We leave Brugge, eventually end up in Calais (and stop at the hilariously titled “Boozers,” which, as you might surmise, sold an ass-load of liquor. It was a cash and carry discount house with more wines and beers at cutthroat rates than I have ever seen. If I could have carried (or afforded) the stuff, I would have gone wild. Some of my mates did...) and then hop on the ferry.
The bus drives onto the ferry, we hop off the coach and walk around, and then head up to the deck when the boat starts to pull away from the docks. It’s pretty out there, and more than a little cold, but once we start moving and gaining speed, the wind starts whipping up and becomes quite another story altogether.
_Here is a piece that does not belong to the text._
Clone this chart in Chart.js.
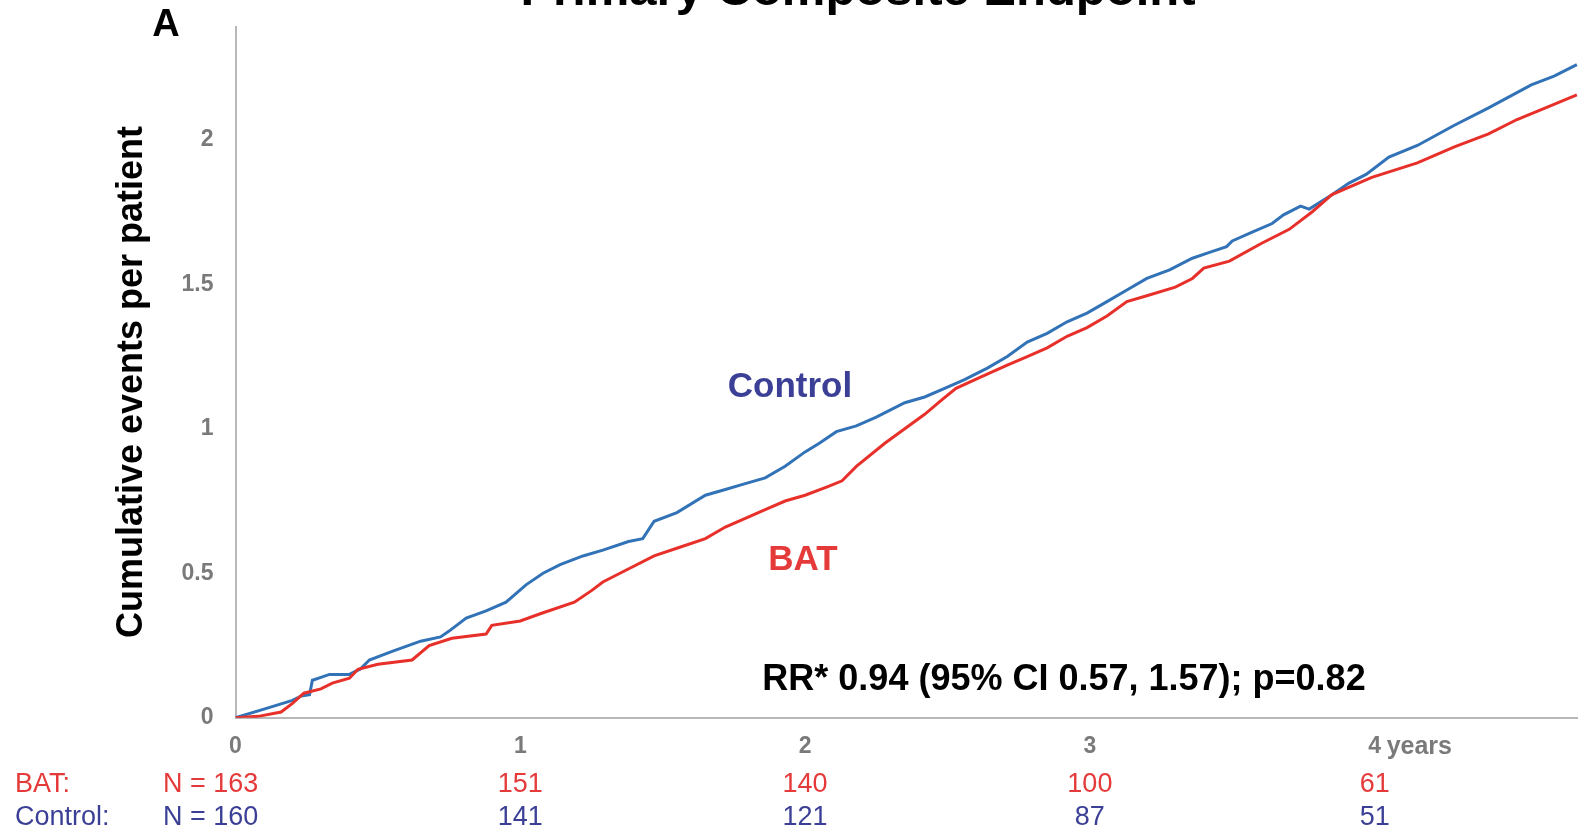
<!DOCTYPE html>
<html>
<head>
<meta charset="utf-8">
<script src="https://cdn.jsdelivr.net/npm/chart.js@4.4.1/dist/chart.umd.min.js"></script>
<style>
  html, body { margin: 0; padding: 0; background: #fff; }
  #wrap { width: 1578px; height: 835px; position: relative; }
</style>
</head>
<body>
<div id="wrap"><canvas id="kmChart"></canvas></div>
<script>
// Cumulative events per patient
const controlYears = [0, 0.1, 0.2, 0.23, 0.26, 0.27, 0.3, 0.33, 0.4, 0.44, 0.47, 0.55, 0.65, 0.72, 0.75, 0.81, 0.88, 0.95,
  1.02, 1.08, 1.14, 1.22, 1.29, 1.38, 1.43, 1.47, 1.55, 1.65, 1.72, 1.79, 1.86, 1.93, 2.0, 2.05, 2.11, 2.18, 2.25,
  2.35, 2.42, 2.49, 2.56, 2.64, 2.71, 2.78, 2.85, 2.92, 2.99, 3.06, 3.13, 3.2, 3.28, 3.36, 3.42, 3.48, 3.5, 3.57,
  3.64, 3.68, 3.74, 3.77, 3.85, 3.91, 3.97, 4.05, 4.15, 4.28, 4.4, 4.55, 4.63, 4.71];
const controlEvents = [0, 0.03, 0.06, 0.075, 0.08, 0.13, 0.14, 0.15, 0.15, 0.17, 0.2, 0.23, 0.265, 0.28, 0.3, 0.345, 0.37, 0.4,
  0.46, 0.5, 0.53, 0.56, 0.58, 0.61, 0.62, 0.68, 0.71, 0.77, 0.79, 0.81, 0.83, 0.87, 0.92, 0.95, 0.99, 1.01, 1.04,
  1.09, 1.11, 1.14, 1.17, 1.21, 1.25, 1.3, 1.33, 1.37, 1.4, 1.44, 1.48, 1.52, 1.55, 1.59, 1.61, 1.63, 1.65, 1.68,
  1.71, 1.74, 1.77, 1.76, 1.81, 1.85, 1.88, 1.94, 1.98, 2.05, 2.11, 2.19, 2.22, 2.26];

const batYears = [0, 0.08, 0.16, 0.2, 0.24, 0.3, 0.34, 0.4, 0.43, 0.5, 0.62, 0.68, 0.76, 0.88, 0.9, 1.0, 1.07, 1.19, 1.25,
  1.29, 1.35, 1.47, 1.56, 1.65, 1.72, 1.79, 1.86, 1.93, 2.0, 2.08, 2.13, 2.18, 2.28, 2.35, 2.42, 2.48, 2.53, 2.62,
  2.71, 2.78, 2.85, 2.92, 2.99, 3.06, 3.13, 3.2, 3.3, 3.36, 3.4, 3.49, 3.6, 3.7, 3.78, 3.85, 3.99, 4.15, 4.28, 4.4,
  4.5, 4.6, 4.71];
const batEvents = [0, 0.005, 0.02, 0.05, 0.085, 0.1, 0.12, 0.137, 0.168, 0.185, 0.2, 0.25, 0.275, 0.29, 0.32, 0.335, 0.36, 0.4, 0.44,
  0.47, 0.5, 0.56, 0.59, 0.62, 0.66, 0.69, 0.72, 0.75, 0.77, 0.8, 0.82, 0.87, 0.95, 1.0, 1.05, 1.1, 1.14, 1.18,
  1.22, 1.25, 1.28, 1.32, 1.35, 1.39, 1.44, 1.46, 1.49, 1.52, 1.556, 1.58, 1.64, 1.69, 1.75, 1.81, 1.87, 1.92, 1.975, 2.02,
  2.07, 2.11, 2.155];

// number at risk table
const riskYears = [0, 1, 2, 3, 4];
const batAtRisk = [163, 151, 140, 100, 61];
const controlAtRisk = [160, 141, 121, 87, 51];
const yTicks = [0, 0.5, 1, 1.5, 2];

const RED = "#e8302a";
const BLUE = "#3273b8";
const RED_TXT = "#e53a3a";
const BLUE_TXT = "#3b3f96";
const FONT = "Liberation Sans, Arial, sans-serif";

const toPoints = (xs, ys) => xs.map((x, i) => ({ x: x, y: ys[i] }));

const annotate = {
  id: "annotate",
  afterDraw(chart) {
    const ctx = chart.ctx;
    const xs = chart.scales.x;
    ctx.save();

    // title (cut off at top in the original)
    ctx.fillStyle = "#000";
    ctx.textAlign = "center";
    ctx.textBaseline = "alphabetic";
    ctx.font = "bold 49px " + FONT;
    ctx.fillText("Primary Composite Endpoint", 858, 5);

    ctx.font = "bold 38px " + FONT;
    ctx.fillText("A", 166, 36);

    // y axis title
    ctx.save();
    ctx.translate(132, 382);
    ctx.rotate(-Math.PI / 2);
    ctx.textBaseline = "middle";
    ctx.font = "bold 36px " + FONT;
    ctx.fillText("Cumulative events per patient", 0, 0);
    ctx.restore();

    // series labels
    ctx.textBaseline = "middle";
    ctx.font = "bold 35px " + FONT;
    ctx.fillStyle = BLUE_TXT;
    ctx.fillText("Control", 790, 387);
    ctx.fillStyle = RED_TXT;
    ctx.fillText("BAT", 803, 560);

    ctx.fillStyle = "#000";
    ctx.font = "bold 36px " + FONT;
    ctx.fillText("RR* 0.94 (95% CI 0.57, 1.57); p=0.82", 1064, 680);

    // "years" after the 4 tick
    ctx.fillStyle = "#7a7a7a";
    ctx.font = "bold 25px " + FONT;
    ctx.textAlign = "left";
    ctx.textBaseline = "alphabetic";
    ctx.fillText("years", xs.getPixelForValue(4) + 12, 754);

    // numbers at risk
    ctx.textBaseline = "middle";
    ctx.font = "27px " + FONT;
    ctx.fillStyle = RED_TXT;
    ctx.fillText("BAT:", 15, 785);
    ctx.fillStyle = BLUE_TXT;
    ctx.fillText("Control:", 15, 818);
    riskYears.forEach((yr, i) => {
      const px = xs.getPixelForValue(yr);
      if (i === 0) {
        ctx.textAlign = "left";
        ctx.fillStyle = RED_TXT;
        ctx.fillText("N = " + batAtRisk[i], 163, 785);
        ctx.fillStyle = BLUE_TXT;
        ctx.fillText("N = " + controlAtRisk[i], 163, 818);
      } else {
        ctx.textAlign = "center";
        ctx.fillStyle = RED_TXT;
        ctx.fillText(String(batAtRisk[i]), px, 785);
        ctx.fillStyle = BLUE_TXT;
        ctx.fillText(String(controlAtRisk[i]), px, 818);
      }
    });
    ctx.restore();
  },
};

const ctx = document.getElementById("kmChart").getContext("2d");
new Chart(ctx, {
  type: "line",
  data: {
    datasets: [
      {
        label: "BAT",
        data: toPoints(batYears, batEvents),
        borderColor: RED,
        borderWidth: 3,
        pointRadius: 0,
        tension: 0,
      },
      {
        label: "Control",
        data: toPoints(controlYears, controlEvents),
        borderColor: BLUE,
        borderWidth: 3,
        pointRadius: 0,
        tension: 0,
      },
    ],
  },
  options: {
    responsive: true,
    maintainAspectRatio: false,
    animation: false,
    layout: { padding: { top: 27, right: 0, bottom: 60.4, left: 0 } },
    plugins: {
      legend: { display: false },
      tooltip: { enabled: false },
    },
    scales: {
      x: {
        type: "linear",
        min: 0,
        max: 4.714,
        afterBuildTicks: (scale) => {
          scale.ticks = riskYears.map((v) => ({ value: v }));
        },
        grid: { display: false, drawTicks: false },
        border: { display: true, color: "#b8b8b8", width: 2 },
        ticks: {
          padding: 14.6,
          color: "#7a7a7a",
          font: { family: FONT, size: 23, weight: "bold" },
          maxRotation: 0,
          callback: (v) => String(v),
        },
      },
      y: {
        min: 0,
        max: 2.39,
        afterBuildTicks: (scale) => {
          scale.ticks = yTicks.map((v) => ({ value: v }));
        },
        afterFit: (scale) => {
          scale.width = 235.5;
          scale.paddingTop = 0;
        },
        grid: { display: false, drawTicks: false },
        border: { display: true, color: "#b8b8b8", width: 2 },
        ticks: {
          padding: 22,
          color: "#7a7a7a",
          font: { family: FONT, size: 23, weight: "bold" },
          callback: (v) => String(v),
        },
      },
    },
  },
  plugins: [annotate],
});
</script>
</body>
</html>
I’m standing in the front, holding on to the rails, when things really start howling. I can’t hear a thing it’s so loud in my ears, my eyes are watering, and it’s hard to breath because the gusts are so strong they push against my chest and make it hard to get small enough amounts of air in. I take one of my hands off the rail and nearly lose it and the arm attached to it. My pants are glued to my body, as is the fine sheen of snot that is slowly congregating on my face. If I was to let go of the rail with both of my hands, I think I would be blown overboard -- no small feat, to pick up a fatty like me. And then, as quickly as it began, the wind subsides and things become more peaceful. I can distinguish sounds; I can see things; I can breath again. Apparently we had finished turning just enough so the bulk of the boat was blocking most of the gales. Wow. What an experience!
We return inside, grab some overpriced grub, and after a while, head back outside to see us dock again. As I climb the stairs, I’m confronted with yet another amazing sight -- this time, the white cliffs of Dover. They’re natural cliffs of chalk and they’re fully illuminated at night, and look utterly spectacular. Then, we look over the side and see thousands of little white flecks flying around here and there. They’re sea gulls, and they almost paint the sky completely white there’s so many of them. From what I’m told, they hang around here, flying up and then diving down into the water trying to get whatever fish the boat stirs up or kills. It’s really quite a sight to see -- for as many of them that are swooping high and then plummeting to the water, there seem to be twice as many floating on the water like an unending stretch of flotsam. Unbelievable.
We board the coach again, go through customs and immigration, and then head back to London, a weekend of unbelievable extremes finally winding to an end. Exhausted and a little overwhelmed, I turn in, the thoughts of Brugge, the gulls, and the white cliffs sending my mind reeling.